What you need to do:
Leaving the pictures aside, transcribe every line below exactly.

=== Supplied data ===

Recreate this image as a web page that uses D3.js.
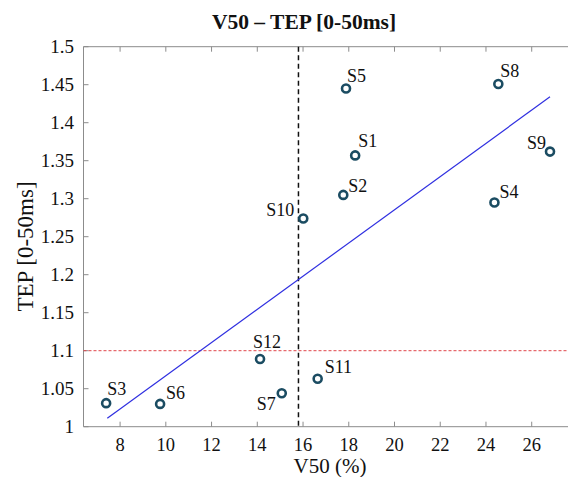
<!DOCTYPE html>
<html>
<head>
<meta charset="utf-8">
<script src="https://cdn.jsdelivr.net/npm/d3@7"></script>
<style>
    body { margin: 0; background: #fff; }
    text { font-family: "Liberation Serif", "Times New Roman", serif; fill: #111; }
</style>
</head>
<body>
<svg id="chart" width="568" height="477"></svg>
<script>
// subjects, V50 (%) and TEP [0-50ms]
const subjects = ["S1", "S2", "S3", "S4", "S5", "S6", "S7", "S8", "S9", "S10", "S11", "S12"]
const v50 = [18.28, 17.76, 7.39, 24.37, 17.88, 9.75, 15.07, 24.54, 26.80, 16.01, 16.64, 14.12]
const tep = [1.357, 1.305, 1.031, 1.295, 1.445, 1.030, 1.044, 1.451, 1.362, 1.274, 1.063, 1.089]

// fitted line ends, thresholds
const fitX = [7.44, 26.80]
const fitY = [1.011, 1.434]
const v50Cut = 15.8
const tepCut = 1.1

const xTicks = [8, 10, 12, 14, 16, 18, 20, 22, 24, 26]
const yTicks = [1, 1.05, 1.1, 1.15, 1.2, 1.25, 1.3, 1.35, 1.4, 1.45, 1.5]

// label placement next to each marker: dx, dy, anchor
const labelPos = {
    S1: [3, -8, "start"], S2: [5, -3, "start"], S3: [1, -8, "start"],
    S4: [5, -5, "start"], S5: [1, -7, "start"], S6: [6, -5, "start"],
    S7: [-6, 17, "end"], S8: [2, -7, "start"], S9: [-4, -3, "end"],
    S10: [-9, -2, "end"], S11: [7, -6, "start"], S12: [-7, -11, "start"]
}

const svg = d3.select("#chart")
const pLeft = 83.5, pRight = 568.3, pTop = 46.7, pBottom = 426.7

const x = d3.scaleLinear().domain([6.4, 27.6]).range([pLeft, pRight])
const y = d3.scaleLinear().domain([1, 1.5]).range([pBottom, pTop])

const axisColor = "#8c8c8c"

// box
svg.append("path")
    .attr("d", `M${pRight},${pTop}H${pLeft}V${pBottom}H${pRight}`)
    .attr("fill", "none")
    .attr("stroke", axisColor)
    .attr("stroke-width", 1)

// x ticks, bottom and top
svg.append("g").selectAll("line")
    .data(xTicks)
    .join("line")
    .attr("x1", d => x(d)).attr("x2", d => x(d))
    .attr("y1", pBottom).attr("y2", pBottom - 5)
    .attr("stroke", axisColor)
svg.append("g").selectAll("line")
    .data(xTicks)
    .join("line")
    .attr("x1", d => x(d)).attr("x2", d => x(d))
    .attr("y1", pTop).attr("y2", pTop + 5)
    .attr("stroke", axisColor)
svg.append("g").selectAll("text")
    .data(xTicks)
    .join("text")
    .attr("x", d => x(d))
    .attr("y", pBottom + 23.8)
    .attr("text-anchor", "middle")
    .attr("font-size", 18.5)
    .text(d => d)

// y ticks
svg.append("g").selectAll("line")
    .data(yTicks)
    .join("line")
    .attr("x1", pLeft).attr("x2", pLeft + 5)
    .attr("y1", d => y(d)).attr("y2", d => y(d))
    .attr("stroke", axisColor)
svg.append("g").selectAll("text")
    .data(yTicks)
    .join("text")
    .attr("x", pLeft - 9.5)
    .attr("y", d => y(d) + 6.5)
    .attr("text-anchor", "end")
    .attr("font-size", 19)
    .text(d => +d.toFixed(2))

// threshold lines
svg.append("line")
    .attr("x1", pLeft).attr("x2", pRight)
    .attr("y1", y(tepCut)).attr("y2", y(tepCut))
    .attr("stroke", "#e0474c")
    .attr("stroke-width", 1)
    .attr("stroke-dasharray", "3,2")
svg.append("line")
    .attr("x1", x(v50Cut)).attr("x2", x(v50Cut))
    .attr("y1", pTop).attr("y2", pBottom)
    .attr("stroke", "#111")
    .attr("stroke-width", 1.5)
    .attr("stroke-dasharray", "5,3.5")

// fit
svg.append("path")
    .datum(d3.zip(fitX, fitY))
    .attr("d", d3.line().x(d => x(d[0])).y(d => y(d[1])))
    .attr("fill", "none")
    .attr("stroke", "#2f2fe0")
    .attr("stroke-width", 1.2)

// markers
const pts = subjects.map((s, i) => ({name: s, v: v50[i], t: tep[i]}))
svg.append("g").selectAll("circle")
    .data(pts)
    .join("circle")
    .attr("cx", d => x(d.v))
    .attr("cy", d => y(d.t))
    .attr("r", 4)
    .attr("fill", "#fff")
    .attr("stroke", "#1b4c62")
    .attr("stroke-width", 2.6)

svg.append("g").selectAll("text")
    .data(pts)
    .join("text")
    .attr("x", d => x(d.v) + labelPos[d.name][0])
    .attr("y", d => y(d.t) + labelPos[d.name][1])
    .attr("text-anchor", d => labelPos[d.name][2])
    .attr("font-size", 18)
    .text(d => d.name)

// titles
svg.append("text")
    .attr("x", 304)
    .attr("y", 29)
    .attr("text-anchor", "middle")
    .attr("font-size", 21.5)
    .attr("font-weight", "bold")
    .text("V50 – TEP [0-50ms]")
svg.append("text")
    .attr("x", 330)
    .attr("y", 473.2)
    .attr("text-anchor", "middle")
    .attr("font-size", 21)
    .text("V50 (%)")
svg.append("text")
    .attr("transform", `translate(33,246.5) rotate(-90)`)
    .attr("text-anchor", "middle")
    .attr("font-size", 23)
    .text("TEP [0-50ms]")
</script>
</body>
</html>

===

Full response:
Recreate this image as a web page that uses D3.js.
<!DOCTYPE html>
<html>
<head>
<meta charset="utf-8">
<script src="https://cdn.jsdelivr.net/npm/d3@7"></script>
<style>
    body { margin: 0; background: #fff; }
    text { font-family: "Liberation Serif", "Times New Roman", serif; fill: #111; }
</style>
</head>
<body>
<svg id="chart" width="568" height="477"></svg>
<script>
// subjects, V50 (%) and TEP [0-50ms]
const subjects = ["S1", "S2", "S3", "S4", "S5", "S6", "S7", "S8", "S9", "S10", "S11", "S12"]
const v50 = [18.28, 17.76, 7.39, 24.37, 17.88, 9.75, 15.07, 24.54, 26.80, 16.01, 16.64, 14.12]
const tep = [1.357, 1.305, 1.031, 1.295, 1.445, 1.030, 1.044, 1.451, 1.362, 1.274, 1.063, 1.089]

// fitted line ends, thresholds
const fitX = [7.44, 26.80]
const fitY = [1.011, 1.434]
const v50Cut = 15.8
const tepCut = 1.1

const xTicks = [8, 10, 12, 14, 16, 18, 20, 22, 24, 26]
const yTicks = [1, 1.05, 1.1, 1.15, 1.2, 1.25, 1.3, 1.35, 1.4, 1.45, 1.5]

// label placement next to each marker: dx, dy, anchor
const labelPos = {
    S1: [3, -8, "start"], S2: [5, -3, "start"], S3: [1, -8, "start"],
    S4: [5, -5, "start"], S5: [1, -7, "start"], S6: [6, -5, "start"],
    S7: [-6, 17, "end"], S8: [2, -7, "start"], S9: [-4, -3, "end"],
    S10: [-9, -2, "end"], S11: [7, -6, "start"], S12: [-7, -11, "start"]
}

const svg = d3.select("#chart")
const pLeft = 83.5, pRight = 568.3, pTop = 46.7, pBottom = 426.7

const x = d3.scaleLinear().domain([6.4, 27.6]).range([pLeft, pRight])
const y = d3.scaleLinear().domain([1, 1.5]).range([pBottom, pTop])

const axisColor = "#8c8c8c"

// box
svg.append("path")
    .attr("d", `M${pRight},${pTop}H${pLeft}V${pBottom}H${pRight}`)
    .attr("fill", "none")
    .attr("stroke", axisColor)
    .attr("stroke-width", 1)

// x ticks, bottom and top
svg.append("g").selectAll("line")
    .data(xTicks)
    .join("line")
    .attr("x1", d => x(d)).attr("x2", d => x(d))
    .attr("y1", pBottom).attr("y2", pBottom - 5)
    .attr("stroke", axisColor)
svg.append("g").selectAll("line")
    .data(xTicks)
    .join("line")
    .attr("x1", d => x(d)).attr("x2", d => x(d))
    .attr("y1", pTop).attr("y2", pTop + 5)
    .attr("stroke", axisColor)
svg.append("g").selectAll("text")
    .data(xTicks)
    .join("text")
    .attr("x", d => x(d))
    .attr("y", pBottom + 23.8)
    .attr("text-anchor", "middle")
    .attr("font-size", 18.5)
    .text(d => d)

// y ticks
svg.append("g").selectAll("line")
    .data(yTicks)
    .join("line")
    .attr("x1", pLeft).attr("x2", pLeft + 5)
    .attr("y1", d => y(d)).attr("y2", d => y(d))
    .attr("stroke", axisColor)
svg.append("g").selectAll("text")
    .data(yTicks)
    .join("text")
    .attr("x", pLeft - 9.5)
    .attr("y", d => y(d) + 6.5)
    .attr("text-anchor", "end")
    .attr("font-size", 19)
    .text(d => +d.toFixed(2))

// threshold lines
svg.append("line")
    .attr("x1", pLeft).attr("x2", pRight)
    .attr("y1", y(tepCut)).attr("y2", y(tepCut))
    .attr("stroke", "#e0474c")
    .attr("stroke-width", 1)
    .attr("stroke-dasharray", "3,2")
svg.append("line")
    .attr("x1", x(v50Cut)).attr("x2", x(v50Cut))
    .attr("y1", pTop).attr("y2", pBottom)
    .attr("stroke", "#111")
    .attr("stroke-width", 1.5)
    .attr("stroke-dasharray", "5,3.5")

// fit
svg.append("path")
    .datum(d3.zip(fitX, fitY))
    .attr("d", d3.line().x(d => x(d[0])).y(d => y(d[1])))
    .attr("fill", "none")
    .attr("stroke", "#2f2fe0")
    .attr("stroke-width", 1.2)

// markers
const pts = subjects.map((s, i) => ({name: s, v: v50[i], t: tep[i]}))
svg.append("g").selectAll("circle")
    .data(pts)
    .join("circle")
    .attr("cx", d => x(d.v))
    .attr("cy", d => y(d.t))
    .attr("r", 4)
    .attr("fill", "#fff")
    .attr("stroke", "#1b4c62")
    .attr("stroke-width", 2.6)

svg.append("g").selectAll("text")
    .data(pts)
    .join("text")
    .attr("x", d => x(d.v) + labelPos[d.name][0])
    .attr("y", d => y(d.t) + labelPos[d.name][1])
    .attr("text-anchor", d => labelPos[d.name][2])
    .attr("font-size", 18)
    .text(d => d.name)

// titles
svg.append("text")
    .attr("x", 304)
    .attr("y", 29)
    .attr("text-anchor", "middle")
    .attr("font-size", 21.5)
    .attr("font-weight", "bold")
    .text("V50 – TEP [0-50ms]")
svg.append("text")
    .attr("x", 330)
    .attr("y", 473.2)
    .attr("text-anchor", "middle")
    .attr("font-size", 21)
    .text("V50 (%)")
svg.append("text")
    .attr("transform", `translate(33,246.5) rotate(-90)`)
    .attr("text-anchor", "middle")
    .attr("font-size", 23)
    .text("TEP [0-50ms]")
</script>
</body>
</html>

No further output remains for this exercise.